--- Set task ---
Look through the material below for "matplotlib". Copy every line that contains it.
─── Data section ───
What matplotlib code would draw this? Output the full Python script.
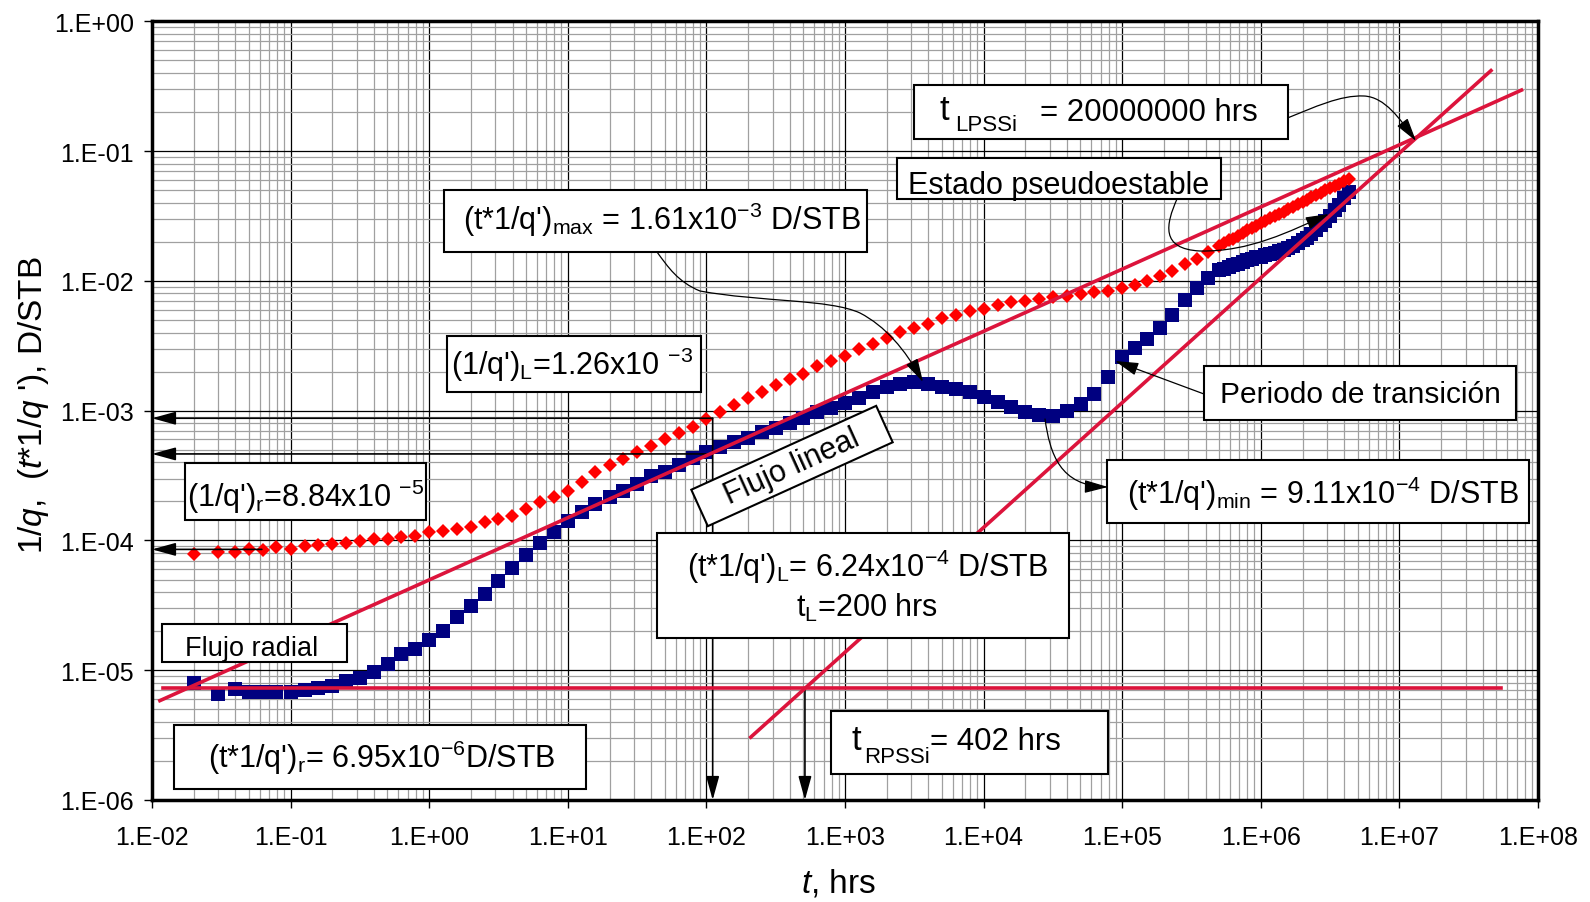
import matplotlib
matplotlib.use("Agg")
import matplotlib.pyplot as plt
import numpy as np
from matplotlib.patches import Rectangle, FancyArrowPatch
from matplotlib.path import Path
from matplotlib.ticker import LogLocator, FuncFormatter, NullFormatter

plt.rcParams['font.family'] = ['Liberation Sans', 'DejaVu Sans']
plt.rcParams['mathtext.fontset'] = 'custom'
plt.rcParams['mathtext.rm'] = 'Liberation Sans'
plt.rcParams['mathtext.it'] = 'Liberation Sans:italic'
plt.rcParams['mathtext.default'] = 'regular'

# time, hrs
t_hrs = [0.02, 0.03, 0.04, 0.05, 0.063, 0.079,
         0.1, 0.126, 0.158, 0.2, 0.251, 0.316, 0.398, 0.501, 0.631, 0.794,
         1.0, 1.26, 1.58, 2.0, 2.51, 3.16, 3.98, 5.01, 6.31, 7.94,
         10, 12.6, 15.8, 20, 25.1, 31.6, 39.8, 50.1, 63.1, 79.4,
         100, 126, 158, 200, 251, 316, 398, 501, 631, 794,
         1000, 1260, 1580, 2000, 2510, 3160, 3980, 5010, 6310, 7940,
         1.0e4, 1.26e4, 1.58e4, 2.0e4, 2.51e4, 3.16e4, 3.98e4, 5.01e4, 6.31e4, 7.94e4,
         1.0e5, 1.23e5, 1.51e5, 1.86e5, 2.29e5, 2.82e5, 3.47e5, 4.17e5,
         5.0e5, 5.4e5, 5.9e5, 6.3e5, 6.8e5, 7.4e5, 8.0e5, 8.6e5, 9.3e5,
         1.0e6, 1.08e6, 1.17e6, 1.26e6, 1.36e6, 1.47e6, 1.58e6, 1.71e6, 1.85e6,
         2.0e6, 2.15e6, 2.32e6, 2.51e6, 2.71e6, 2.92e6, 3.16e6, 3.41e6, 3.68e6, 3.98e6, 4.3e6]

# 1/q  (red diamonds)
inv_q = [7.87e-5, 8.11e-5, 8.13e-5, 8.59e-5, 8.49e-5, 8.87e-5,
         8.59e-5, 9.12e-5, 9.23e-5, 9.40e-5, 9.51e-5, 9.98e-5, 1.028e-4, 1.028e-4, 1.059e-4, 1.089e-4,
         1.156e-4, 1.191e-4, 1.227e-4, 1.265e-4, 1.380e-4, 1.466e-4, 1.552e-4, 1.750e-4, 1.968e-4, 2.153e-4,
         2.42e-4, 2.82e-4, 3.39e-4, 3.80e-4, 4.21e-4, 4.76e-4, 5.32e-4, 6.0e-4, 6.68e-4, 7.53e-4,
         8.63e-4, 9.75e-4, 1.10e-3, 1.247e-3, 1.384e-3, 1.563e-3, 1.758e-3, 1.91e-3, 2.19e-3, 2.43e-3,
         2.66e-3, 2.97e-3, 3.26e-3, 3.61e-3, 4.03e-3, 4.34e-3, 4.65e-3, 5.15e-3, 5.42e-3, 5.81e-3,
         6.07e-3, 6.56e-3, 6.92e-3, 7.05e-3, 7.24e-3, 7.48e-3, 7.71e-3, 7.91e-3, 8.15e-3, 8.39e-3,
         8.87e-3, 9.25e-3, 9.89e-3, 1.089e-2, 1.197e-2, 1.337e-2, 1.486e-2, 1.663e-2,
         1.871e-2, 1.96e-2, 2.06e-2, 2.12e-2, 2.23e-2, 2.34e-2, 2.45e-2, 2.55e-2, 2.67e-2,
         2.78e-2, 2.90e-2, 3.03e-2, 3.15e-2, 3.28e-2, 3.42e-2, 3.56e-2, 3.72e-2, 3.88e-2,
         4.06e-2, 4.22e-2, 4.39e-2, 4.59e-2, 4.79e-2, 4.99e-2, 5.20e-2, 5.41e-2, 5.62e-2, 5.87e-2, 6.12e-2]

# t*(1/q)'  (blue squares)
t_inv_qd = [7.98e-6, 6.56e-6, 7.18e-6, 6.76e-6, 6.76e-6, 6.76e-6,
            6.76e-6, 7.10e-6, 7.26e-6, 7.53e-6, 8.32e-6, 8.67e-6, 9.70e-6, 1.119e-5, 1.337e-5, 1.459e-5,
            1.722e-5, 2.02e-5, 2.55e-5, 3.15e-5, 3.86e-5, 4.90e-5, 6.17e-5, 7.73e-5, 9.53e-5, 1.167e-4,
            1.419e-4, 1.648e-4, 1.905e-4, 2.15e-4, 2.42e-4, 2.74e-4, 3.16e-4, 3.37e-4, 3.80e-4, 4.30e-4,
            4.79e-4, 5.24e-4, 5.74e-4, 6.21e-4, 6.81e-4, 7.41e-4, 8.09e-4, 8.85e-4, 9.70e-4, 1.052e-3,
            1.151e-3, 1.262e-3, 1.380e-3, 1.514e-3, 1.600e-3, 1.652e-3, 1.611e-3, 1.524e-3, 1.472e-3, 1.396e-3,
            1.271e-3, 1.161e-3, 1.072e-3, 9.77e-4, 9.18e-4, 9.16e-4, 1.002e-3, 1.135e-3, 1.349e-3, 1.82e-3,
            2.57e-3, 3.02e-3, 3.55e-3, 4.37e-3, 5.43e-3, 7.08e-3, 8.75e-3, 1.047e-2,
            1.208e-2, 1.245e-2, 1.288e-2, 1.318e-2, 1.358e-2, 1.406e-2, 1.452e-2, 1.486e-2, 1.514e-2,
            1.538e-2, 1.574e-2, 1.603e-2, 1.637e-2, 1.687e-2, 1.738e-2, 1.799e-2, 1.871e-2, 1.959e-2,
            2.065e-2, 2.148e-2, 2.280e-2, 2.483e-2, 2.69e-2, 2.88e-2, 3.18e-2, 3.51e-2, 3.86e-2, 4.32e-2, 4.82e-2]

# straight lines drawn on the plot (end points)
radial_t = [0.0121, 5.4e7]
radial_val = [7.27e-6, 7.27e-6]
linear_t = [0.0114, 7.6e7]
linear_val = [5.83e-6, 0.295]
pss_t = [209, 4.58e7]
pss_val = [3.05e-6, 0.417]

# levels pointed at by the arrows
lvl_max = 8.74e-4
lvl_L = 4.64e-4
t_L_arrow = 111
lvl_r = 8.53e-5
t_r_end = 0.062
t_rpssi = 514

W, H = 1590, 903
fig = plt.figure(figsize=(W / 100, H / 100), dpi=100)
ax = fig.add_axes([152 / W, (H - 801) / H, (1538 - 152) / W, (801 - 22.3) / H])

red = '#ff0000'
navy = '#000080'
crimson = '#dc143c'

ax.plot(t_hrs, t_inv_qd, 's', color=navy, ms=10, mew=0, zorder=3)
ax.plot(t_hrs, inv_q, 'D', color=red, ms=7.6, mew=0, zorder=3)
ax.plot(radial_t, radial_val, color=crimson, lw=2.6, zorder=4)
ax.plot(linear_t, linear_val, color=crimson, lw=2.6, zorder=4)
ax.plot(pss_t, pss_val, color=crimson, lw=2.6, zorder=4)

ax.set_xscale('log')
ax.set_yscale('log')
ax.set_xlim(1e-2, 1e8)
ax.set_ylim(1e-6, 1)

for axis in (ax.xaxis, ax.yaxis):
    axis.set_major_locator(LogLocator(base=10, numticks=30))
    axis.set_minor_locator(LogLocator(base=10, subs=np.arange(2, 10), numticks=300))
    axis.set_major_formatter(FuncFormatter(lambda v, p: "1.E%+03d" % int(round(np.log10(v)))))
    axis.set_minor_formatter(NullFormatter())

ax.set_axisbelow(True)
ax.grid(which='minor', color='#a0a0a0', lw=0.9)
ax.grid(which='major', color='black', lw=0.9)
ax.tick_params(which='major', length=6, width=1, labelsize=18, direction='out')
ax.tick_params(which='minor', length=0)
ax.tick_params(axis='x', pad=12)
ax.tick_params(axis='y', pad=7)
for sp in ax.spines.values():
    sp.set_linewidth(2.5)


def P(x, y):
    # full-size pixel position -> inches from bottom-left
    return (x / 100, (H - y) / 100)


def box(x0, y0, x1, y1):
    fig.add_artist(Rectangle(P(x0, y1), (x1 - x0) / 100, (y1 - y0) / 100,
                             transform=fig.dpi_scale_trans, fc='white', ec='black',
                             lw=1.5, zorder=5))


def label(x, y, s, size=21.5, ha='center', va='baseline', **kw):
    fig.text(*P(x, y), s, transform=fig.dpi_scale_trans, fontsize=size,
             ha=ha, va=va, zorder=6, **kw)


def curve(pts, codes):
    verts = [P(x, y) for x, y in pts]
    fig.add_artist(FancyArrowPatch(path=Path(verts, codes), transform=fig.dpi_scale_trans,
                                   arrowstyle='-|>,head_length=1.45,head_width=0.4',
                                   mutation_scale=10, color='black', lw=0.9, zorder=4.5))


M, C4, L2 = Path.MOVETO, Path.CURVE4, Path.LINETO

# arrows pointing to the axes
arr = dict(arrowstyle='-|>,head_length=1.45,head_width=0.4', mutation_scale=10,
           color='black', lw=1.2, shrinkA=0, shrinkB=0)
ax.annotate('', xy=(1e-2, lvl_max), xytext=(t_L_arrow, lvl_max), arrowprops=arr, annotation_clip=False)
ax.annotate('', xy=(1e-2, lvl_L), xytext=(t_L_arrow, lvl_L), arrowprops=arr, annotation_clip=False)
ax.annotate('', xy=(t_L_arrow, 1e-6), xytext=(t_L_arrow, lvl_max), arrowprops=arr, annotation_clip=False)
ax.annotate('', xy=(1e-2, lvl_r), xytext=(t_r_end, lvl_r), arrowprops=arr, annotation_clip=False)
ax.annotate('', xy=(t_rpssi, 1e-6), xytext=(t_rpssi, radial_val[0]), arrowprops=arr, annotation_clip=False)

# curved call-out arrows
curve([(1285, 120), (1315, 108), (1340, 96), (1364, 97), (1385, 98), (1400, 120), (1416, 142)],
      [M, C4, C4, C4, C4, C4, C4])
curve([(1177, 200), (1166, 225), (1160, 250), (1200, 252), (1250, 253), (1290, 232), (1329, 215)],
      [M, C4, C4, C4, C4, C4, C4])
curve([(657, 253), (668, 268), (678, 283), (700, 292), (760, 303), (830, 300), (860, 314),
       (885, 327), (905, 350), (923, 383)],
      [M, C4, C4, C4, C4, C4, C4, C4, C4, C4])
curve([(1204, 395), (1115, 362)], [M, L2])
curve([(1045, 420), (1050, 455), (1060, 487), (1108, 488)], [M, C4, C4, C4])

# text boxes
box(914, 86, 1288, 140)
label(940, 120, 't', size=25, ha='left')
label(955, 131, 'LPSSi', size=16, ha='left')
label(1040, 121, '= 20000000 hrs', size=22.5, ha='left')

box(897, 159, 1221, 200)
label(1059, 194, 'Estado pseudoestable', size=22)

box(444, 191, 867, 253)
label(662, 230, r"(t*1/q')$_{max}$ = 1.61x10$^{-3}$ D/STB", size=22)

box(447, 337, 701, 393)
label(572, 375, r"(1/q')$_{L}$=1.26x10 $^{-3}$", size=22)

box(185, 464, 426, 521)
label(306, 507, r"(1/q')$_{r}$=8.84x10 $^{-5}$", size=22)

box(1204, 367, 1516, 421)
label(1360, 403, 'Periodo de transición', size=21.5)

box(1107, 461, 1529, 524)
label(1323, 504, r"(t*1/q')$_{min}$ = 9.11x10$^{-4}$ D/STB", size=22)

box(657, 534, 1069, 639)
label(867, 577, r"(t*1/q')$_{L}$= 6.24x10$^{-4}$ D/STB", size=22)
label(867, 617, r"t$_{L}$=200 hrs", size=22)

box(162, 625, 347, 663)
label(185, 656, 'Flujo radial', size=19.5, ha='left')

box(174, 726, 586, 790)
label(382, 768, r"(t*1/q')$_{r}$= 6.95x10$^{-6}$D/STB", size=22)

box(831, 712, 1108, 775)
label(852, 750, 't', size=25, ha='left')
label(864, 763, 'RPSSi', size=16, ha='left')
label(930, 750, '= 402 hrs', size=22.5, ha='left')

# rotated "Flujo lineal" box
cx, cy = P(792, 467)
bw, bh = 2.03, 0.40
fig.add_artist(Rectangle((cx - bw / 2, cy - bh / 2), bw, bh, angle=24.4, rotation_point='center',
                         transform=fig.dpi_scale_trans, fc='white', ec='black', lw=1.5, zorder=5))
fig.text(cx, cy, 'Flujo lineal', transform=fig.dpi_scale_trans, fontsize=22, rotation=24.4,
         rotation_mode='anchor', ha='center', va='center', zorder=6)

# axis titles
label(838, 884, r"$\mathit{t}$, hrs", size=24, va='center')
label(34, 405, r"1/$\mathit{q}$,  ($\mathit{t}$*1/$\mathit{q}$ '), D/STB", size=24, va='center',
      rotation=90)

fig.savefig('out.png', dpi=100)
───
--- Result ---
What matplotlib code would draw this? Output the full Python script.
import matplotlib
matplotlib.use("Agg")
import matplotlib.pyplot as plt
from matplotlib.patches import Rectangle, FancyArrowPatch
from matplotlib.path import Path
from matplotlib.ticker import LogLocator, FuncFormatter, NullFormatter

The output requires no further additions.